In a recent post we mentioned a book by Professor Trevor Thomas Sylvia Plath-Last Encounters (Bedford 1989). Having now obtained a rare (signed) copy the text contradicts our last piece on Sylvia Plath where some Camden / Regents Park locals (and friends of the professor) suggest Thomas only met her once, very shortly before her suicide. While not substantial his book must be over 10000 words. He says of Sylvia:
I think it would be correct to say that I did not positively dislike her. She was not someone to get to know intimately at short notice, certainly not in the stressful circumstances in which we met. Because of my domestic situation I was very cautious about risking any scandal. She tended to be a self-centred person not letting herself become involved with other people's problems. Never at any time did she wonder about me and my sons and what stress we might be under. Nor did she manifested any interest in my paintings nor in what I did. The world revolved around her. This self preoccupation I have observed in other creative people.

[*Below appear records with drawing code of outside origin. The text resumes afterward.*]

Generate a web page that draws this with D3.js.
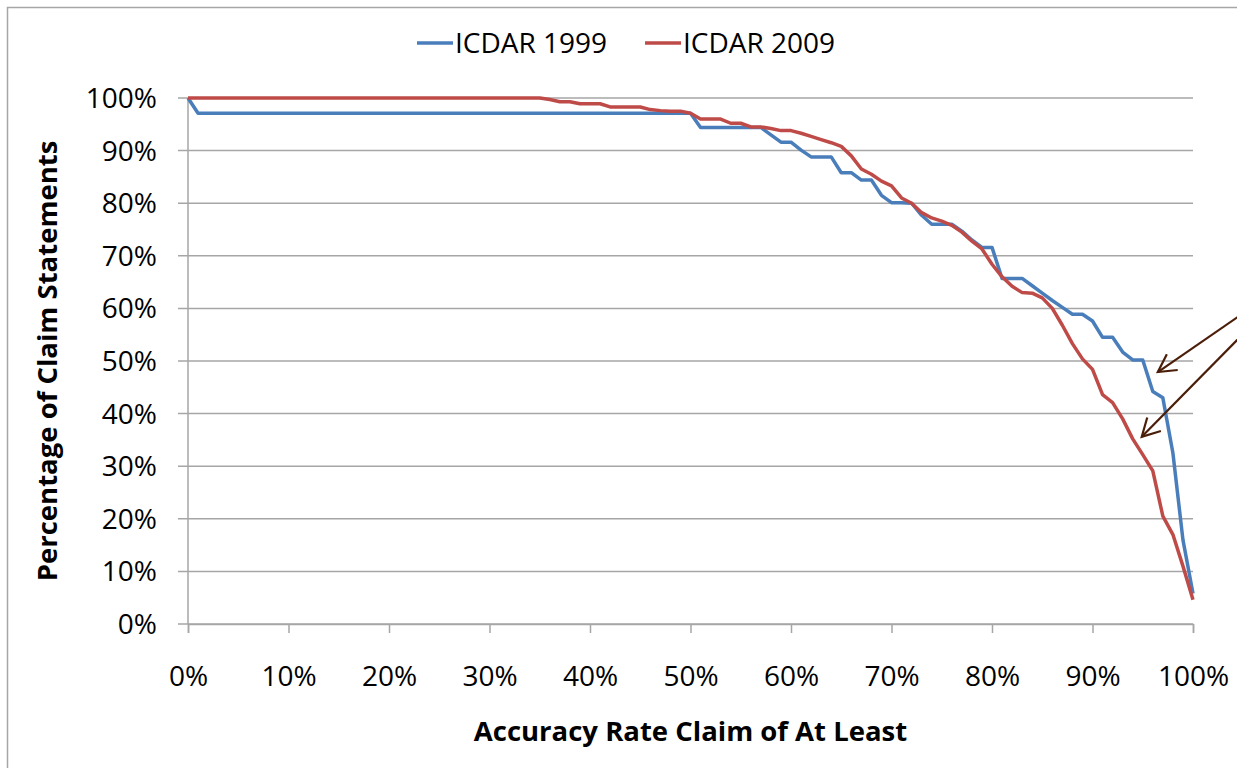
<!DOCTYPE html>
<html>
<head>
<meta charset="utf-8">
<script src="https://cdn.jsdelivr.net/npm/d3@7"></script>
<style>
  body { margin: 0; background: #fff; }
  text { font-family: "Open Sans", sans-serif; fill: #000; }
</style>
</head>
<body>
<div id="chart"></div>
<script>
// accuracy claim thresholds (percent), 0..100 in 1% steps
const accuracy = d3.range(0, 101);

const icdar1999 = [
  100, 97.1, 97.1, 97.1, 97.1, 97.1, 97.1, 97.1, 97.1, 97.1,
  97.1, 97.1, 97.1, 97.1, 97.1, 97.1, 97.1, 97.1, 97.1, 97.1,
  97.1, 97.1, 97.1, 97.1, 97.1, 97.1, 97.1, 97.1, 97.1, 97.1,
  97.1, 97.1, 97.1, 97.1, 97.1, 97.1, 97.1, 97.1, 97.1, 97.1,
  97.1, 97.1, 97.1, 97.1, 97.1, 97.1, 97.1, 97.1, 97.1, 97.1,
  97.1, 94.4, 94.4, 94.4, 94.4, 94.4, 94.4, 94.4, 93.0, 91.6,
  91.6, 90.1, 88.8, 88.8, 88.8, 85.8, 85.8, 84.4, 84.4, 81.5,
  80.1, 80.1, 80.0, 77.7, 76.0, 76.0, 76.0, 74.7, 73.0, 71.6,
  71.6, 65.7, 65.7, 65.7, 64.3, 62.9, 61.5, 60.2, 58.9, 58.9,
  57.6, 54.5, 54.5, 51.7, 50.2, 50.2, 44.2, 43.0, 32.5, 16.0,
  5.8
];

const icdar2009 = [
  100, 100, 100, 100, 100, 100, 100, 100, 100, 100,
  100, 100, 100, 100, 100, 100, 100, 100, 100, 100,
  100, 100, 100, 100, 100, 100, 100, 100, 100, 100,
  100, 100, 100, 100, 100, 100, 99.7, 99.3, 99.3, 98.9,
  98.9, 98.9, 98.3, 98.3, 98.3, 98.3, 97.8, 97.6, 97.5, 97.5,
  97.1, 96.0, 96.0, 96.0, 95.2, 95.2, 94.5, 94.5, 94.2, 93.8,
  93.8, 93.3, 92.7, 92.1, 91.5, 90.8, 89.0, 86.5, 85.5, 84.2,
  83.3, 81.0, 80.0, 78.2, 77.2, 76.6, 75.8, 74.5, 72.8, 71.3,
  68.4, 66.0, 64.2, 63.0, 62.9, 62.0, 60.0, 56.8, 53.3, 50.4,
  48.4, 43.6, 42.1, 39.0, 35.2, 32.2, 29.1, 20.5, 17.0, 11.0,
  4.6
];

const seriesNames = ["ICDAR 1999", "ICDAR 2009"];
const seriesColors = ["#4a7ebb", "#be4b48"];
const xTicks = d3.range(0, 101, 10);
const yTicks = d3.range(0, 101, 10);

// annotation arrows: [tail, tip] in data units
const arrows = [
  [[106, 60.4], [96.5, 47.9]],
  [[106, 57.1], [94.9, 35.6]]
];

const width = 1237, height = 768;
const margin = { left: 188, right: 44, top: 98, bottom: 144 };

const svg = d3.select("#chart").append("svg")
  .attr("width", width)
  .attr("height", height);

// outer chart border (runs off the right/bottom edge)
svg.append("rect")
  .attr("x", 7.5).attr("y", 7.5)
  .attr("width", 1300).attr("height", 800)
  .attr("fill", "#fff")
  .attr("stroke", "#a6a6a6")
  .attr("stroke-width", 1.5);

const x = d3.scaleLinear().domain([0, 100]).range([margin.left, width - margin.right]);
const y = d3.scaleLinear().domain([0, 100]).range([height - margin.bottom, margin.top]);

// gridlines
svg.append("g")
  .selectAll("line")
  .data(yTicks)
  .join("line")
  .attr("x1", x(0) - 10).attr("x2", x(100))
  .attr("y1", d => y(d)).attr("y2", d => y(d))
  .attr("stroke", "#a6a6a6")
  .attr("stroke-width", 1.5);

// y axis labels
svg.append("g")
  .selectAll("text")
  .data(yTicks)
  .join("text")
  .attr("x", x(0) - 31)
  .attr("y", d => y(d))
  .attr("dy", "0.36em")
  .attr("text-anchor", "end")
  .style("font-size", "28px")
  .text(d => d + "%");

// y axis line
svg.append("line")
  .attr("x1", x(0)).attr("x2", x(0))
  .attr("y1", y(0)).attr("y2", y(100))
  .attr("stroke", "#a6a6a6").attr("stroke-width", 1.5);

// x axis
const xAxis = svg.append("g")
  .attr("transform", `translate(0,${y(0)})`)
  .call(d3.axisBottom(x).tickValues(xTicks).tickSize(9).tickFormat(d => d + "%"));
xAxis.select(".domain").attr("stroke", "#a6a6a6").attr("stroke-width", 1.5);
xAxis.selectAll(".tick line").attr("stroke", "#a6a6a6").attr("stroke-width", 1.5);
xAxis.selectAll(".tick text")
  .attr("y", 52)
  .attr("dy", "0.36em")
  .style("font-family", "'Open Sans', sans-serif")
  .style("font-size", "28px")
  .attr("fill", "#000");

// series lines
const line = d3.line()
  .x((d, i) => x(accuracy[i]))
  .y(d => y(d));

[icdar1999, icdar2009].forEach((vals, i) => {
  svg.append("path")
    .datum(vals)
    .attr("d", line)
    .attr("fill", "none")
    .attr("stroke", seriesColors[i])
    .attr("stroke-width", 3.5)
    .attr("stroke-linejoin", "round");
});

// arrows
const arrowColor = "#4a1e08";
arrows.forEach(([tail, tip]) => {
  const x0 = x(tail[0]), y0 = y(tail[1]);
  const x1 = x(tip[0]), y1 = y(tip[1]);
  svg.append("line")
    .attr("x1", x0).attr("y1", y0)
    .attr("x2", x1).attr("y2", y1)
    .attr("stroke", arrowColor).attr("stroke-width", 2.2);
  const ang = Math.atan2(y0 - y1, x0 - x1);
  const len = 20, spread = 0.5;
  const pts = [
    [x1 + len * Math.cos(ang + spread), y1 + len * Math.sin(ang + spread)],
    [x1, y1],
    [x1 + len * Math.cos(ang - spread), y1 + len * Math.sin(ang - spread)]
  ];
  svg.append("path")
    .attr("d", d3.line()(pts))
    .attr("fill", "none")
    .attr("stroke", arrowColor).attr("stroke-width", 2.2);
});

// legend
const legendX = [417, 645];
const legend = svg.append("g");
seriesNames.forEach((name, i) => {
  legend.append("line")
    .attr("x1", legendX[i]).attr("x2", legendX[i] + 36)
    .attr("y1", 43).attr("y2", 43)
    .attr("stroke", seriesColors[i]).attr("stroke-width", 3.5);
  legend.append("text")
    .attr("x", legendX[i] + 38)
    .attr("y", 43)
    .attr("dy", "0.36em")
    .style("font-size", "28px")
    .text(name);
});

// axis titles
svg.append("text")
  .attr("x", (x(0) + x(100)) / 2)
  .attr("y", 741)
  .attr("text-anchor", "middle")
  .style("font-size", "27.5px")
  .style("font-weight", "bold")
  .text("Accuracy Rate Claim of At Least");

svg.append("text")
  .attr("transform", `translate(57,${(y(0) + y(100)) / 2}) rotate(-90)`)
  .attr("text-anchor", "middle")
  .style("font-size", "27.5px")
  .style("font-weight", "bold")
  .text("Percentage of Claim Statements");
</script>
</body>
</html>
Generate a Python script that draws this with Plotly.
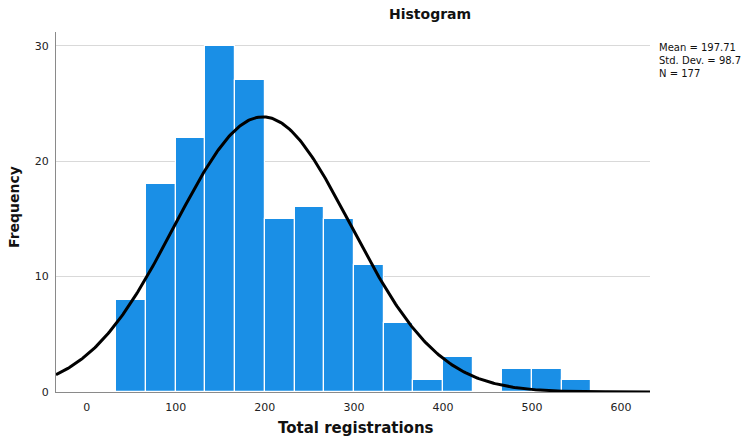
import numpy as np
import plotly.graph_objects as go

# Histogram of total registrations (bin width 100/3, first bin starts at 33.3)
counts = [8, 18, 22, 30, 27, 15, 16, 15, 11, 6, 1, 3, 0, 2, 2, 1]
bin_width = 100 / 3
first_edge = 100 / 3

# Summary statistics shown in the side box
mean_val = 197.71
std_val = 98.7
n_obs = 177
stats_lines = ["Mean = 197.71", "Std. Dev. = 98.7", "N = 177"]

x_ticks = [0, 100, 200, 300, 400, 500, 600]
y_ticks = [0, 10, 20, 30]

x_range = [-34.5, 632.5]
y_range = [0, 31.2]

centers = [first_edge + bin_width * (i + 0.5) for i in range(len(counts))]

# Normal curve scaled to the histogram's counts
xc = np.linspace(x_range[0], x_range[1], 400)
yc = n_obs * bin_width / (std_val * np.sqrt(2 * np.pi)) * np.exp(-0.5 * ((xc - mean_val) / std_val) ** 2)

fig = go.Figure()
fig.add_trace(go.Bar(
    x=centers, y=counts, width=[bin_width] * len(counts),
    marker=dict(color="#1a8fe6", line=dict(color="white", width=1.2)),
    hoverinfo="x+y",
))
fig.add_trace(go.Scatter(
    x=xc, y=yc, mode="lines",
    line=dict(color="black", width=3),
    hoverinfo="skip",
))

font_family = "DejaVu Sans"

# plot area in pixels: left 56, right 650, top 32, bottom 392
L, R, T, B = 56, 650, 32, 392
PW, PH = R - L, B - T


def px(x):
    return (x - L) / PW


def py(y):
    return (B - y) / PH


annotations = [
    dict(text="<b>Histogram</b>", x=px(430), y=py(14), xanchor="center", yanchor="middle",
         font=dict(size=14, color="#111")),
    dict(text="<b>Total registrations</b>", x=px(356), y=py(428), xanchor="center", yanchor="middle",
         font=dict(size=15, color="#111")),
    dict(text="<b>Frequency</b>", x=px(14), y=py(207), xanchor="center", yanchor="middle",
         textangle=-90, font=dict(size=14, color="#111")),
    dict(text="<br>".join(stats_lines), x=px(657), y=py(40), xanchor="left", yanchor="top",
         align="left", font=dict(size=10, color="#111")),
]
for a in annotations:
    a.update(xref="paper", yref="paper", showarrow=False)

fig.update_layout(
    width=746, height=437,
    margin=dict(l=L, r=746 - R, t=T, b=437 - B),
    paper_bgcolor="white", plot_bgcolor="white",
    showlegend=False,
    bargap=0,
    font=dict(family=font_family, color="#222", size=11),
    xaxis=dict(
        range=x_range, tickvals=x_ticks, showgrid=False, zeroline=False,
        showline=True, linecolor="#8a8a8a", linewidth=1,
        ticks="", ticklabelstandoff=5, automargin=False,
        tickfont=dict(size=11, color="#222"),
    ),
    yaxis=dict(
        range=y_range, tickvals=y_ticks, showgrid=True, gridcolor="#d9d9d9", gridwidth=1,
        zeroline=False, showline=True, linecolor="#8a8a8a", linewidth=1,
        ticks="", ticklabelstandoff=4, automargin=False,
        tickfont=dict(size=11, color="#222"),
    ),
    annotations=annotations,
)

fig.write_html("out.html")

Sylvia Plath lived in Fitzroy Road, Camden Town in a house where W. B. Yeats had lived. TT says she was very keen to get the place because of the Yeats connection. She would ask him favours like help in getting her car started. He writes of a local ironmonger who asked him if he ever saw 'any of the Willies (Yeats) ghosts around. Queer goings-on, the seances and those women, and some say black magic and plenty of carry-on.' The last part of the book has Professor T's channelled poems that came to him in the nights after her death (he was also suffering from some gas poisoning)- here is the first:
Involved
We were involved involuntarily
The garbage and perambulator
Between the red blood fog
And the quiet extinction.
We were so happy you cried.
Not we but them,
The non-lovers of the
Momentary dream in Spain
Or Moroccan sun
That will not cleanse
Nor bleach the heart's tissue,
Know but the ashes
And the dust of lust.Will you be here?
I am not sure
A threepence for the stamp
And you waiting
Outside
Only a door between
The compassion and eternity.
He showed the poems to a Dr Horder - 'he did not reject them or the experience.. he said she was known to have a powerful aura or psychic presence.' He also showed the poems to the 'renowned critic' A. Alvarez who 'more or less dismissed them' as a reflection of subconscious guilt about the professor's wife and children. The red cover is by Trevor Thomas.